Exercise
Leaving the pictures out, print the lines from the first line of the listing through the line containing "import * as", exactly as they read, and no others.

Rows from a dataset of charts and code
--- begin ---
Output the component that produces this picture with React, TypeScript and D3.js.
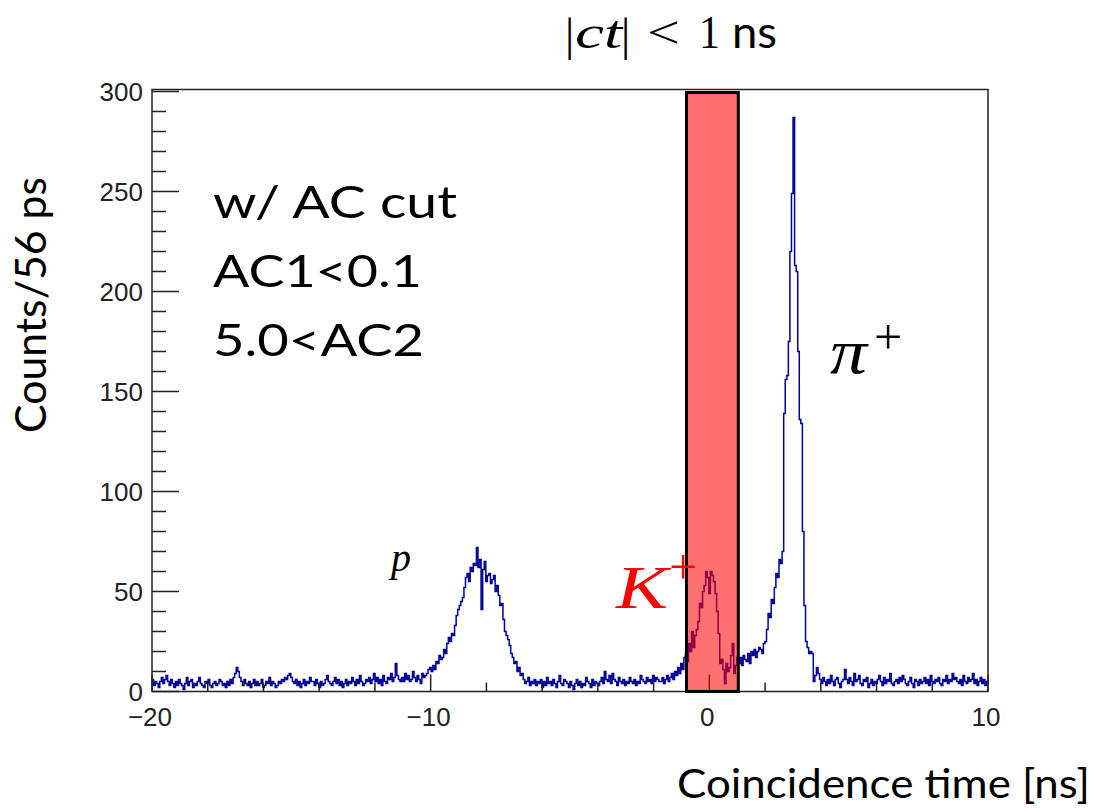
import React, { useEffect } from "react";
import * as d3 from "d3";

// ---- Data: histogram counts per 56 ps bin, from -20 ns to 10 ns (536 bins) ----
const X_MIN = -20;
const X_MAX = 10;

const bgLeft = [
  6, 3, 5, 4, 2, 5, 7, 4, 6, 8, 5, 3, 6, 4, 2, 5, 3, 6, 4, 3,
  1, 4, 7, 3, 5, 6, 2, 4, 3, 5, 7, 4, 3, 2, 5, 4, 6, 3, 2, 4,
  5, 3, 4, 6, 5, 3, 4, 2, 5, 3, 6, 4, 7, 9, 12, 10, 7, 5, 3, 6,
  4, 3, 5, 2, 4, 6, 3, 5, 3, 4, 6, 2, 3, 5, 4, 7, 3, 5, 4, 2,
  3, 5, 4, 6, 5, 7, 6, 8, 9, 7, 5, 4, 6, 3, 5, 2, 4, 6, 3, 5,
  4, 7, 5, 5, 3, 6, 4, 2, 5, 3, 4, 6, 8, 5, 4, 3, 5, 7, 4, 6,
  3, 5, 2, 4, 6, 3, 5, 4, 7, 5, 3, 6, 4, 8, 5, 3, 4, 6, 5, 7,
  4, 6, 9, 5, 7, 4, 6, 3, 8, 5, 4, 7, 6, 9, 5, 7, 14, 8, 6, 5,
  7, 5, 9, 6, 8, 5, 6, 10, 7, 5, 8, 6, 4, 9, 7, 8,
];

const protonPeak = [
  9, 11, 12, 10, 13, 11, 15, 14, 18, 16,
  17, 21, 19, 24, 27, 25, 29, 28, 33, 38,
  41, 43, 45, 47, 52, 57, 59, 55, 62, 60,
  64, 63, 72, 62, 66, 41, 61, 65, 55, 58,
  59, 54, 56, 58, 50, 53, 48, 43, 44, 36,
  30, 28, 26, 23, 19, 17, 14, 15, 10, 12,
  8, 9, 6, 4, 5, 7, 3, 5, 4, 6,
];

const bgMiddle = [
  3, 5, 4, 6, 2, 5, 3, 7, 4, 5, 3, 6, 4, 2, 5, 8, 4, 3, 6, 5,
  4, 2, 5, 3, 1, 4, 6, 3, 5, 2, 4, 3, 7, 5, 4, 2, 6, 3, 5, 4,
  3, 5, 7, 4, 10, 6, 5, 8, 4, 9, 6, 5, 3, 7, 5, 4, 6, 3, 5, 4,
  7, 5, 4, 6, 3, 5, 4, 8, 6, 5, 4, 7, 5, 6, 4, 8, 5, 7, 6, 5,
  5, 7, 4, 6, 8, 5, 7, 9, 6, 10, 8, 12, 9, 14, 11, 17,
];

const kaonPeak = [
  19, 15, 24, 20, 30, 22, 28, 31, 35, 44,
  42, 50, 53, 60, 57, 49, 60, 58, 55, 49,
  40, 29, 14, 16, 11, 4, 14, 10, 12, 18,
  24, 9, 13, 17,
];

const pionPeak = [
  14, 17, 13, 18, 16, 15, 19, 14, 20, 18, 21, 17, 20, 22,
  21, 19, 24, 25, 31, 39, 37, 46, 44, 52, 59, 57, 66, 64, 70,
  139, 156, 158, 175, 220, 249, 287, 213, 210, 170, 136, 134, 80, 43, 25, 22, 19, 20, 19,
];

const bgRight = [
  5, 8, 12, 9, 6, 4, 7, 5, 3, 6, 4, 8, 5, 3, 6, 7, 4, 2, 5, 6,
  11, 6, 4, 7, 5, 3, 9, 5, 6, 8, 4, 3, 6, 5, 7, 2, 4, 6, 3, 5,
  4, 6, 8, 5, 3, 7, 4, 6, 5, 9, 4, 3, 5, 6, 4, 7, 5, 8, 6, 4,
  3, 5, 7, 4, 2, 6, 5, 3, 6, 4, 5, 7, 4, 6, 3, 8, 5, 4, 6, 5,
  7, 4, 3, 6, 5, 8, 4, 6, 5, 9, 6, 7, 5, 4, 6, 3, 8, 5, 4, 7,
  5, 6, 9, 4, 6, 3, 5, 7, 4, 6, 3, 5,
];

const counts = [...bgLeft, ...protonPeak, ...bgMiddle, ...kaonPeak, ...pionPeak, ...bgRight];

// Selection window (|ct| < 1 ns band as drawn)
const bandRange = [-0.82, 1.04];

// Axis ticks
const xMajorTicks = [-20, -10, 0, 10];
const xTickLabels = ["\u221220", "\u221210", "0", "10"];
const xMinorTicks = [-20, -18, -16, -14, -12, -10, -8, -6, -4, -2, 0, 2, 4, 6, 8, 10];
const yMajorTicks = [0, 50, 100, 150, 200, 250, 300];
const yMinorTicks = d3.range(0, 301, 10);

const cutLines = ["w/ AC cut", "AC1<0.1", "5.0<AC2"];

export default function App() {
  useEffect(() => {
    document.body.style.margin = "0";
  }, []);

  const W = 1101;
  const H = 812;
  const left = 152, right = 988, top = 89.5, bottom = 691.5;

  const x = d3.scaleLinear().domain([X_MIN, X_MAX]).range([left, right]);
  const y = d3.scaleLinear().domain([0, 301]).range([bottom, top]);

  const n = counts.length;
  const bw = (X_MAX - X_MIN) / n;
  const pts: [number, number][] = counts.map((c, i) => [X_MIN + i * bw, c]);
  pts.push([X_MAX, counts[n - 1]]);
  const line = d3
    .line<[number, number]>()
    .x((d) => x(d[0]))
    .y((d) => y(d[1]))
    .curve(d3.curveStepAfter);
  const histPath = line(pts) || "";

  const axisColor = "#222";
  const sans = "Lato, 'Open Sans', sans-serif";
  const rootFont = "'Liberation Sans', Arial, sans-serif";
  const serif = "'Liberation Serif', 'DejaVu Serif', serif";

  return (
    <svg width={W} height={H} style={{ position: "absolute", left: 0, top: 0, background: "#fff" }}>
      <rect x={0} y={0} width={W} height={H} fill="#fff" />
      <defs>
        <clipPath id="frameClip">
          <rect x={left} y={top} width={right - left} height={bottom - top} />
        </clipPath>
      </defs>

      {/* histogram */}
      <path d={histPath} fill="none" stroke="#000099" strokeWidth={1.5} clipPath="url(#frameClip)" />

      {/* frame */}
      <rect x={left} y={top} width={right - left} height={bottom - top} fill="none" stroke={axisColor} strokeWidth={1.5} />

      {/* y ticks */}
      {yMinorTicks.map((t) => (
        <line key={"ym" + t} x1={left} x2={left + (t % 50 === 0 ? 27 : 14)} y1={y(t)} y2={y(t)} stroke={axisColor} strokeWidth={1.5} />
      ))}
      {yMajorTicks.map((t) => (
        <text key={"yl" + t} x={143} y={y(t) + 9} textAnchor="end" fontFamily={rootFont} fontSize={26} fill="#222">
          {t}
        </text>
      ))}

      {/* x ticks */}
      {xMinorTicks.map((t) => (
        <line key={"xm" + t} x1={x(t)} x2={x(t)} y1={bottom} y2={bottom - (xMajorTicks.includes(t) ? 17 : 9)} stroke={axisColor} strokeWidth={1.5} />
      ))}
      {xMajorTicks.map((t, i) => (
        <text key={"xl" + t} x={x(t) - 2} y={726} textAnchor="middle" fontFamily={rootFont} fontSize={26} fill="#222">
          {xTickLabels[i]}
        </text>
      ))}

      {/* selection band */}
      <rect
        x={x(bandRange[0])}
        y={y(299.5)}
        width={x(bandRange[1]) - x(bandRange[0])}
        height={y(0) - y(299.5)}
        fill="rgb(255,0,0)"
        fillOpacity={0.56}
        stroke="#000"
        strokeWidth={3}
      />

      {/* title: |ct| < 1 ns */}
      <g fill="#000">
        <text x={565} y={50} fontFamily={serif} fontSize={46}>|</text>
        <text x={575} y={48} fontFamily={serif} fontStyle="italic" fontSize={46} textLength={47} lengthAdjust="spacingAndGlyphs">ct</text>
        <text x={621} y={50} fontFamily={serif} fontSize={46}>|</text>
        <text x={647} y={48} fontFamily={serif} fontSize={46} textLength={33} lengthAdjust="spacingAndGlyphs">&lt;</text>
        <text x={699} y={48} fontFamily={serif} fontSize={46} textLength={21} lengthAdjust="spacingAndGlyphs">1</text>
        <text x={732} y={48} fontFamily={sans} fontSize={44} textLength={45} lengthAdjust="spacingAndGlyphs">ns</text>
      </g>

      {/* cut annotation */}
      {cutLines.map((s, i) => (
        <text
          key={s}
          x={213}
          y={218 + i * 69}
          fontFamily={sans}
          fontSize={44}
          fill="#000"
          textLength={[244, 209, 211][i]}
          lengthAdjust="spacingAndGlyphs"
        >
          {s}
        </text>
      ))}

      {/* particle labels */}
      <text x={830} y={373} fontFamily={serif} fontStyle="italic" fontSize={64} fill="#000" textLength={37} lengthAdjust="spacingAndGlyphs">π</text>
      <text x={888} y={354} fontFamily={serif} fontSize={50} textAnchor="middle" fill="#000">+</text>

      <text x={391} y={571} fontFamily={serif} fontStyle="italic" fontSize={40} fill="#000">p</text>

      <text x={616} y={608} fontFamily={serif} fontStyle="italic" fontSize={62} fill="#ff0000" textLength={52} lengthAdjust="spacingAndGlyphs">K</text>
      <text x={683} y={584} fontFamily={serif} fontSize={50} textAnchor="middle" fill="#ff0000">+</text>

      {/* axis titles */}
      <text
        transform={`translate(46, 305) rotate(-90)`}
        textAnchor="middle"
        fontFamily={sans}
        fontSize={43}
        fill="#000"
        textLength={256}
        lengthAdjust="spacingAndGlyphs"
      >
        Counts/56 ps
      </text>
      <text
        x={677}
        y={798}
        fontFamily={sans}
        fontSize={41}
        fill="#000"
        textLength={413}
        lengthAdjust="spacingAndGlyphs"
      >
        Coincidence time [ns]
      </text>
    </svg>
  );
}
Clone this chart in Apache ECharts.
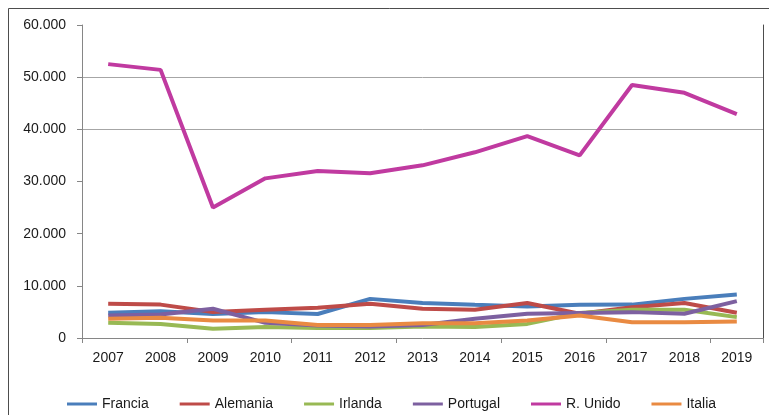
<!DOCTYPE html>
<html>
<head>
    <meta charset="utf-8">
    <title>ECharts</title>
    <script src="https://cdn.jsdelivr.net/npm/echarts@6/dist/echarts.min.js"></script>
    <style type="text/css">
    html, body { margin: 0; padding: 0; background: #fff; }
    </style>
</head>
<body>
    <div id="main" style="width: 769px;height:415px;"></div>
    <script type="text/javascript">
        // años
        var years = ['2007','2008','2009','2010','2011','2012','2013','2014','2015','2016','2017','2018','2019'];
        // valores por país
        var francia  = [4830, 5150, 4600, 4960, 4600, 7500, 6700, 6370, 6050, 6370, 6400, 7500, 8350];
        var alemania = [6570, 6400, 5000, 5400, 5800, 6570, 5600, 5400, 6700, 4650, 5900, 6700, 4830];
        var irlanda  = [2900, 2700, 1770, 2100, 1900, 1900, 2200, 2100, 2700, 4800, 5400, 5400, 4000];
        var portugal = [4300, 4500, 5600, 2900, 2400, 2200, 2500, 3700, 4650, 4800, 4960, 4650, 7070];
        var runido   = [52500, 51400, 25000, 30600, 32000, 31600, 33100, 35600, 38700, 35000, 48500, 47000, 42900];
        var italia   = [3700, 3900, 3360, 3360, 2500, 2500, 2850, 2850, 3360, 4300, 3000, 3000, 3160];

        var names  = ['Francia', 'Alemania', 'Irlanda', 'Portugal', 'R. Unido', 'Italia'];
        var datos  = [francia, alemania, irlanda, portugal, runido, italia];
        var colores = ['#4a7ebb', '#be4b48', '#98b954', '#7d60a0', '#c03aa0', '#e98a42'];

        var font = 'Liberation Sans';

        var series = names.map(function (n, i) {
            return {
                name: n,
                type: 'line',
                data: datos[i],
                symbol: 'none',
                lineStyle: { width: 4, color: colores[i] },
                itemStyle: { color: colores[i] }
            };
        });

        var myChart = echarts.init(document.getElementById('main'));
        var option = {
            animation: false,
            color: colores,
            grid: { left: 82, right: 6, top: 25, bottom: 77 },
            graphic: [{
                type: 'rect',
                shape: { x: 8.5, y: 8.5, width: 900, height: 600 },
                style: { fill: 'none', stroke: '#4d4d4d', lineWidth: 1 },
                silent: true
            }],
            legend: {
                data: names,
                left: 62,
                top: 392,
                icon: 'rect',
                itemWidth: 30,
                itemHeight: 3,
                itemGap: 31,
                textStyle: { fontFamily: font, fontSize: 14, color: '#1a1a1a' }
            },
            xAxis: {
                type: 'category',
                data: years,
                boundaryGap: true,
                axisLine: { lineStyle: { color: '#868686', width: 1 } },
                axisTick: { show: true, interval: 1, length: 5, lineStyle: { color: '#868686' } },
                axisLabel: { interval: 0, margin: 13, fontFamily: font, fontSize: 14, color: '#1a1a1a' }
            },
            yAxis: [{
                type: 'value',
                min: 0,
                max: 60000,
                interval: 10000,
                axisLine: { show: true, lineStyle: { color: '#868686', width: 1 } },
                axisTick: { show: true, length: 5, lineStyle: { color: '#868686' } },
                axisLabel: {
                    margin: 16,
                    fontFamily: font,
                    fontSize: 14,
                    color: '#1a1a1a',
                    formatter: function (v) {
                        return String(v).replace(/\B(?=(\d{3})+(?!\d))/g, '.');
                    }
                },
                splitLine: {
                    show: true,
                    lineStyle: {
                        color: ['transparent', 'transparent', 'transparent', 'transparent', '#a6a6a6', '#a6a6a6', 'transparent'],
                        width: 1
                    }
                }
            }, {
                type: 'value',
                position: 'right',
                min: 0,
                max: 60000,
                axisLine: { show: true, lineStyle: { color: '#4d4d4d', width: 1 } },
                axisTick: { show: false },
                axisLabel: { show: false },
                splitLine: { show: false }
            }],
            series: series
        };
        myChart.setOption(option);
    </script>
</body>
</html>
--- end ---
In response
Output the component that produces this picture with React, TypeScript and D3.js.
import React, { useEffect } from "react";
import * as d3 from "d3";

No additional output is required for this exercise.